Virginia Valli, grâce à qui le Prince ne reste pas longtemps sans amour.

La différence entre les deux films n'est donc pas dans les clichés, qui se suivent et se ressemblent. Elle est dans l'humour de Hawks et dans l'humour de Lubitsch, aussi opposés l'un à l'autre qu'une chaise Art déco et un fauteuil Louis XV. Le fauteuil Louis XV, ça serait Lubitsch : légèreté et élégance, mais aussi grivoiserie allusive. Il n'a pas peur d'introduire un peu de mélo et beaucoup de satire, mais sans commettre l'impolitesse d'être trop sérieux. La chaise Art déco, ça serait Hawks : une vision stricte et cinglante des hommes, sans illusion. Lorsqu'il s'agit de sexe, l'humour n'est pas simplement grivois mais carrément licencieux : tandis que la jeune femme se déshabille dans sa chambre, le cousin du prince, qu'elle n'a pas vu, l'observe tranquillement en dévorant avec délectation une banane.

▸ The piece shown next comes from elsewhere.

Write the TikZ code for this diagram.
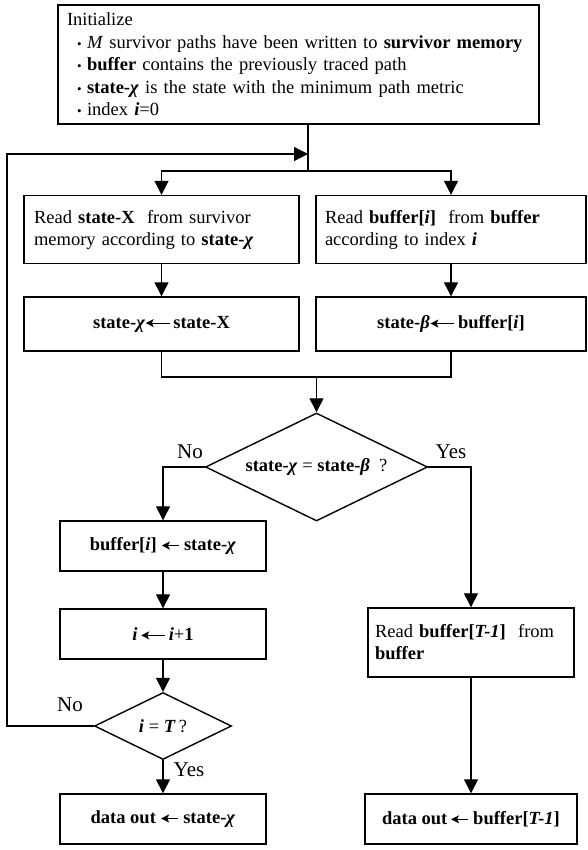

Autant il est facile de trouver des mots pour décrire les films de Lubitsch (par exemple : toujours extraire de la vie ce qui allège et non ce qui alourdit), autant le classicisme et la diversité du cinéma de Hawks rendent son « style » plus difficile à identifier : sa capacité à se mouler dans tous les genres cinématographiques lui permet de glisser hors de toutes les catégorisations.

Publié par thbz le 27 janvier 2008

3 commentaire(s)

1. Par S.  (29 janvier 2008) :

Ce qui me plaît dans ton article c'est ton humour de comparer les films et les fauteuils!! Tout est artistique tu vas me dire mais c'est marrant, original loin des critiques très austères et sérieuses de certains...

2. Par KA  (29 janvier 2008) :

Je me demande vraiment ce qui a présidé à la naissance de ce billet. Je cherche, je cherche, et je ne trouve pas…
Et c'est bizarre, un autre blogue traite peu ou prou du même sujet. C'est par là :
http://actualites34.blog.lemonde.fr/2008/01/27/jeu/

3. Par thbz  (29 janvier 2008) :

Un film passe à la Cinémathèque alors j'en parle pour montrer que je vais à la Cinémathèque (ceux qui passent au Gaumont Aquaboulevard, j'évite parce que je fais un blog cultivé). Et puis, la photo de Virginia Valli, ça n'est pas une raison suffisante ?

À mon tour je cherche le rapport avec Le Jour se lève, mais je ne trouve pas... à part que tous ces films ne sont pas suédois et n'ont pas été réalisés par les Monty Python.